Without express authority from Congress, the Bureau of
Immigration undertook, in 1900, to make such a registry and issue
certificates of arrival (McBonynge, 40 Cong. Record, p. 3644), and,
in 1902-03, a card system was introduced
"by means of which such an accurate and accessible record is
kept at every port of arrival, that at any subsequent time the
name, date of arrival, and other particulars in regard to every
alien entering the United States can be readily ascertained."
Report of Commissioner General, 1903, p. 120. For this reason,
while other provisions of the Act of June 29, 1906, did not take
effect until 90 days after its passage (see § 31), it was
possible to make § 1 effective immediately, and, under §
4, subdivision second, the certificate of arrival is required "if
the petitioner arrives in the United States after the passage of
this Act."
[
Footnote 5]
Beginning with regulations issued May 22, 1911, and including
those issued February 15, 1917.
See § 5 of the
Regulations. For a description of the practice pursued,
see Report of the Commissioner of Naturalization for 1914,
pp. 22, 23. Until Act of March 4, 1913, c. 141, 37 Stat. 736,
creating the Department of Labor, the Bureau of Naturalization was
in the Department of Commerce and Labor.
[
Footnote 6]
The average number of aliens naturalized for several years
preceding 1906 was estimated at 100,000. Report of Special
Commission on Immigration appointed by the President March 1, 1905
(59th Cong. 1st Session, Doc. 46, p. 26). In the year ending June
30, 1916, 93,911 certificates of naturalization were granted and
11,927 petitions were denied. Of these, 399 were denied for failure
to file certificate of arrival. Report of Commissioner of
Naturalization, pp. 4, 6.
[
Footnote 7]
The Act of June 29, 1906, embodies in the main the legislation
recommended in the Report of the Special Commission. The
requirement therein proposed (p. 98) concerning the certificate of
arrival was adopted in terms, except that the Commission had
proposed it should apply to all aliens arriving after Jan. 1, 1900.

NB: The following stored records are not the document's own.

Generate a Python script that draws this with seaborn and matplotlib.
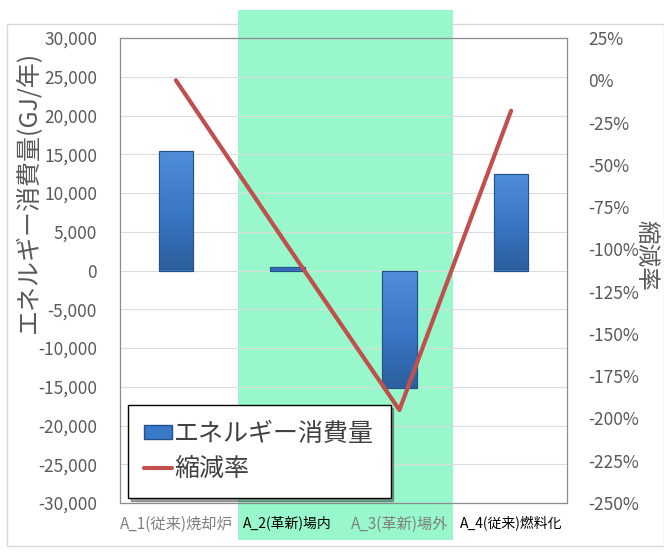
import numpy as np
import pandas as pd
import matplotlib
matplotlib.use("Agg")
import matplotlib.pyplot as plt
import matplotlib.patches as mpatches
from matplotlib.colors import LinearSegmentedColormap
from matplotlib.lines import Line2D
from matplotlib.ticker import FuncFormatter
import seaborn as sns

# ---- data -------------------------------------------------------------
categories = ["A_1(従来)焼却炉", "A_2(革新)場内", "A_3(革新)場外", "A_4(従来)燃料化"]
energy = [15400, 400, -15100, 12500]          # GJ/年
reduction = [0, -98, -195, -18]               # %
left_ticks = list(range(-30000, 30001, 5000))
right_ticks = list(range(-250, 26, 25))

sns.set_theme(style="white")
plt.rcParams["font.family"] = ["Noto Sans CJK JP", "DejaVu Sans"]

fig = plt.figure(figsize=(6.64, 5.58), dpi=100)
W, H = 664, 558

def fx(px):
    return px / W

def fy(py):
    return 1 - py / H

# outer chart frame
fig.patches.append(mpatches.Rectangle((fx(7), fy(546)), fx(657), fy(24) - fy(546),
                                      transform=fig.transFigure, fill=False,
                                      edgecolor="#d9d9d9", lw=1, zorder=-3))
# highlighted band behind the two 革新 cases
fig.patches.append(mpatches.Rectangle((fx(238), fy(540)), fx(453) - fx(238), fy(10) - fy(540),
                                      transform=fig.transFigure, facecolor="#98f8cb",
                                      edgecolor="none", zorder=-2))

ax = fig.add_axes([fx(120), fy(503), fx(567) - fx(120), fy(38) - fy(503)])
ax.patch.set_alpha(0)

df = pd.DataFrame({"cat": categories, "energy": energy, "reduction": reduction})

bar_face = "#3a78c8"
sns.barplot(data=df, x="cat", y="energy", ax=ax, color=bar_face, width=0.31,
            edgecolor="#24518c", linewidth=0.8, saturation=1, zorder=3)

# glossy vertical shading inside each bar
shade = LinearSegmentedColormap.from_list("shade", ["#2c5f9e", "#3a78c8", "#4f8ed9"])
grad = np.linspace(0, 1, 64).reshape(-1, 1)
for p in list(ax.patches):
    x0, y0 = p.get_x(), p.get_y()
    w, h = p.get_width(), p.get_height()
    lo, hi = min(y0, y0 + h), max(y0, y0 + h)
    im = ax.imshow(grad, cmap=shade, aspect="auto", origin="lower",
                   extent=(x0, x0 + w, lo, hi), zorder=3.5, interpolation="bicubic")
    im.set_clip_path(p)
    ax.add_patch(mpatches.Rectangle((x0, y0), w, h, fill=False,
                                    edgecolor="#24518c", lw=0.8, zorder=3.6))
ax.set_xlim(-0.5, 3.5)
ax.set_ylim(-30000, 30000)
ax.set_aspect("auto")

ax.set_yticks(left_ticks)
ax.yaxis.set_major_formatter(FuncFormatter(lambda v, p: f"{int(v):,}"))
ax.grid(axis="y", color="#dcdcdc", lw=0.8, zorder=0)
ax.set_axisbelow(True)
for s in ax.spines.values():
    s.set_color("#8c8c8c")
    s.set_linewidth(0.9)
ax.tick_params(axis="y", labelsize=12.5, labelcolor="#595959", length=0, pad=16.5)
ax.tick_params(axis="x", length=0, pad=9)
ax.set_xlabel("")
ax.set_ylabel("エネルギー消費量(GJ/年)", fontsize=18, color="#595959")

# category labels: conventional cases grey, innovative ones in black
label_styles = [("#7f7f7f", 11, "normal"), ("black", 10, "normal"),
                ("#7f7f7f", 11, "normal"), ("black", 10, "normal")]
ax.set_xticks(range(len(categories)))
ax.set_xticklabels(categories)
for t, (c, s, w) in zip(ax.get_xticklabels(), label_styles):
    t.set_color(c)
    t.set_fontsize(s)
    t.set_fontweight(w)

ax2 = ax.twinx()
ax2.patch.set_alpha(0)
sns.lineplot(x=np.arange(len(categories)), y=reduction, ax=ax2,
             color="#c0504d", lw=3, zorder=4)
ax2.set_ylim(-250, 25)
ax2.set_yticks(right_ticks)
ax2.yaxis.set_major_formatter(FuncFormatter(lambda v, p: f"{int(v)}%"))
ax2.tick_params(axis="y", labelsize=12.5, labelcolor="#595959", length=0, pad=15)
ax2.grid(False)
for s in ax2.spines.values():
    s.set_visible(False)
ax2.set_ylabel("縮減率", fontsize=17, color="#595959", rotation=270, va="center")

axw = fx(567) - fx(120)
ax2.yaxis.set_label_coords((fx(646) - fx(120)) / axw, (503 - 255) / 465)
ax.yaxis.set_label_coords((fx(42) - fx(120)) / axw, (503 - 192) / 465)

handles = [mpatches.Patch(facecolor=bar_face, edgecolor="#24518c"),
           Line2D([0], [0], color="#c0504d", lw=3)]
leg = ax2.legend(handles, ["エネルギー消費量", "縮減率"], loc="lower left",
                 bbox_to_anchor=(8 / 447, 5 / 465), borderaxespad=0,
                 fontsize=18, frameon=True, fancybox=False, shadow=True,
                 edgecolor="black", handlelength=1.1, handleheight=0.45,
                 handletextpad=0.1, borderpad=0.65, labelspacing=0.35,
                 labelcolor="#404040")
leg.get_frame().set_linewidth(1.0)
leg.set_zorder(10)

fig.savefig("out.png", dpi=100)
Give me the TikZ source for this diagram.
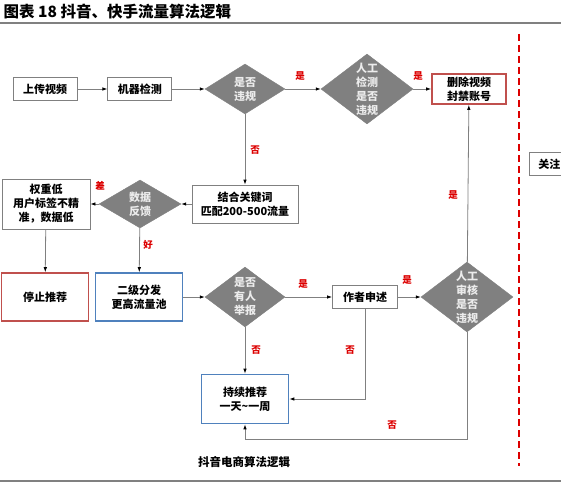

The Report of Special Examiner Van Deusen, thereto annexed, states
(p. 80):
"The Code should also specifically set forth the exact proof to
be adduced by the alien and his witnesses as a precedent to the
admission of the alien. Such proof should include documentary or
other evidence of the date and place of birth and a certificate of
immigration showing the date of arrival and the port or place of
entry of the alien into the United States."
See Mr. Hayes, 40 Congressional Record, pp. 7043-44.
Report of Commissioner General of Immigration for 1909, p. 209.
[
Footnote 8]
In
In re Liberman, 193 F. 301, and
In re
Hollo, 206 F. 852, where naturalization was refused on this
ground, the petitions were dismissed without prejudice.
Compare Report of Commissioner General of Immigration for
1908, p. 191.
[
Footnote 9]
The bill submitted by the Commission on Naturalization provided
for such appellate proceedings and its proposal was recommended to
the House by the Committee on Immigration and Naturalization as
§ 13 (Report of Feb. 6, 1906, p. 5), but, after debate in the
Committee of the Whole (40 Cong.Rec. pp. 7784-7787), was stricken
from the bill. The bill proposed by the Commission and recommended
by the House Committee contained in addition (as § 17) the
provision for cancellation proceeding enacted as § 15.
[
Footnote 10]
In
United States v. Mulvey, 232 F. 513, where an order
for naturalization was cancelled under § 15 on grounds which
the Examiner of the Bureau of Naturalization had presented in
opposition to the granting of naturalization, stress was laid upon
the fact that the representative of the Bureau was not a law
officer of the government, and that he appeared as
amicus
curiae; but, in view of the language of § 11, the
distinction does not seem of importance.
See also Report
of Commissioner of Naturalization for 1915, pp. 20-21.